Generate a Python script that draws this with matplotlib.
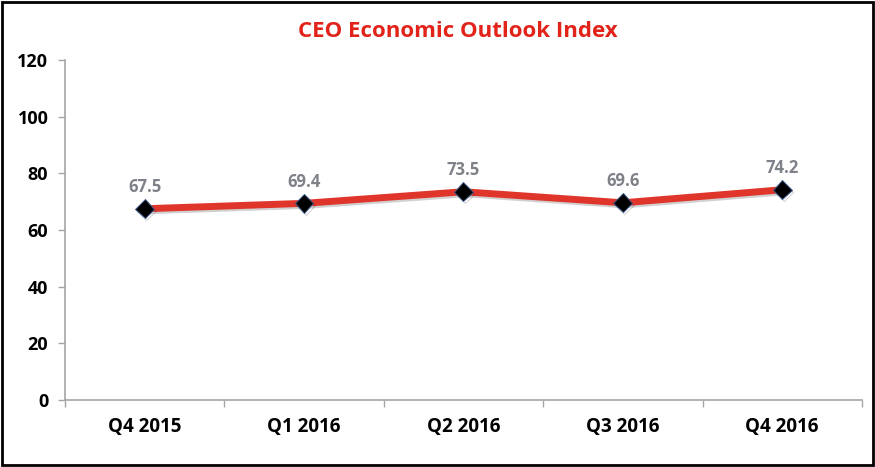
import numpy as np
import matplotlib
matplotlib.use("Agg")
import matplotlib.pyplot as plt
import matplotlib.patches as patches
import matplotlib.patheffects as pe

quarters = ["Q4 2015", "Q1 2016", "Q2 2016", "Q3 2016", "Q4 2016"]
index_values = [67.5, 69.4, 73.5, 69.6, 74.2]
y_ticks = [0, 20, 40, 60, 80, 100, 120]

plt.rcParams['font.family'] = ['Open Sans', 'DejaVu Sans']

fig = plt.figure(figsize=(8.75, 4.67), dpi=100)
ax = fig.add_axes([0.0743, 0.1435, 0.9107, 0.728])

shadow = [pe.SimpleLineShadow(offset=(1.2, -1.5), shadow_color="black", alpha=0.18),
          pe.Normal()]

x = np.arange(len(quarters))
ax.plot(x, index_values, color="#e0352b", linewidth=5, zorder=2,
        solid_capstyle="butt", path_effects=shadow)
ax.plot(x, index_values, linestyle="none", marker="D", markersize=9.5,
        markerfacecolor="black", markeredgecolor="#3a5a8a",
        markeredgewidth=0.7, zorder=3, path_effects=shadow)

for xi, v in zip(x, index_values):
    ax.annotate(f"{v}", (xi, v), xytext=(0, 9), textcoords="offset points",
                ha="center", va="bottom", fontsize=12, fontweight="bold",
                color="#7f8188")

ax.set_xlim(-0.5, len(quarters) - 0.5)
ax.set_ylim(0, 120)
ax.set_yticks(y_ticks)
ax.set_yticklabels([str(t) for t in y_ticks], fontsize=13, fontweight="bold")
ax.set_xticks(x)
ax.set_xticklabels(quarters, fontsize=13.5, fontweight="bold")
ax.set_xticks(np.arange(-0.5, len(quarters)), minor=True)
ax.tick_params(axis="x", which="major", length=0, pad=12)
ax.tick_params(axis="x", which="minor", length=5, color="#a6a6a6", width=1)
ax.tick_params(axis="y", length=5, color="#a6a6a6", width=1, pad=7)

for side in ["top", "right"]:
    ax.spines[side].set_visible(False)
for side in ["left", "bottom"]:
    ax.spines[side].set_color("#a6a6a6")
    ax.spines[side].set_linewidth(1.2)

fig.text(0.523, 0.932, "CEO Economic Outlook Index", ha="center", va="center",
         fontsize=16, fontweight="bold", color="#e2231a")

fig.patches.append(patches.Rectangle((0.002, 0.004), 0.996, 0.992,
                                     transform=fig.transFigure, fill=False,
                                     edgecolor="black", linewidth=2))

fig.savefig("out.png", dpi=100)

----------------

WHAT YOU WILL DO -
Repeat the data in full and exactly. Omit pictures.

RESULT OF THIS TASK -
Generate a Python script that draws this with matplotlib.
import numpy as np
import matplotlib
matplotlib.use("Agg")
import matplotlib.pyplot as plt
import matplotlib.patches as patches
import matplotlib.patheffects as pe

quarters = ["Q4 2015", "Q1 2016", "Q2 2016", "Q3 2016", "Q4 2016"]
index_values = [67.5, 69.4, 73.5, 69.6, 74.2]
y_ticks = [0, 20, 40, 60, 80, 100, 120]

plt.rcParams['font.family'] = ['Open Sans', 'DejaVu Sans']

fig = plt.figure(figsize=(8.75, 4.67), dpi=100)
ax = fig.add_axes([0.0743, 0.1435, 0.9107, 0.728])

shadow = [pe.SimpleLineShadow(offset=(1.2, -1.5), shadow_color="black", alpha=0.18),
          pe.Normal()]

x = np.arange(len(quarters))
ax.plot(x, index_values, color="#e0352b", linewidth=5, zorder=2,
        solid_capstyle="butt", path_effects=shadow)
ax.plot(x, index_values, linestyle="none", marker="D", markersize=9.5,
        markerfacecolor="black", markeredgecolor="#3a5a8a",
        markeredgewidth=0.7, zorder=3, path_effects=shadow)

for xi, v in zip(x, index_values):
    ax.annotate(f"{v}", (xi, v), xytext=(0, 9), textcoords="offset points",
                ha="center", va="bottom", fontsize=12, fontweight="bold",
                color="#7f8188")

ax.set_xlim(-0.5, len(quarters) - 0.5)
ax.set_ylim(0, 120)
ax.set_yticks(y_ticks)
ax.set_yticklabels([str(t) for t in y_ticks], fontsize=13, fontweight="bold")
ax.set_xticks(x)
ax.set_xticklabels(quarters, fontsize=13.5, fontweight="bold")
ax.set_xticks(np.arange(-0.5, len(quarters)), minor=True)
ax.tick_params(axis="x", which="major", length=0, pad=12)
ax.tick_params(axis="x", which="minor", length=5, color="#a6a6a6", width=1)
ax.tick_params(axis="y", length=5, color="#a6a6a6", width=1, pad=7)

for side in ["top", "right"]:
    ax.spines[side].set_visible(False)
for side in ["left", "bottom"]:
    ax.spines[side].set_color("#a6a6a6")
    ax.spines[side].set_linewidth(1.2)

fig.text(0.523, 0.932, "CEO Economic Outlook Index", ha="center", va="center",
         fontsize=16, fontweight="bold", color="#e2231a")

fig.patches.append(patches.Rectangle((0.002, 0.004), 0.996, 0.992,
                                     transform=fig.transFigure, fill=False,
                                     edgecolor="black", linewidth=2))

fig.savefig("out.png", dpi=100)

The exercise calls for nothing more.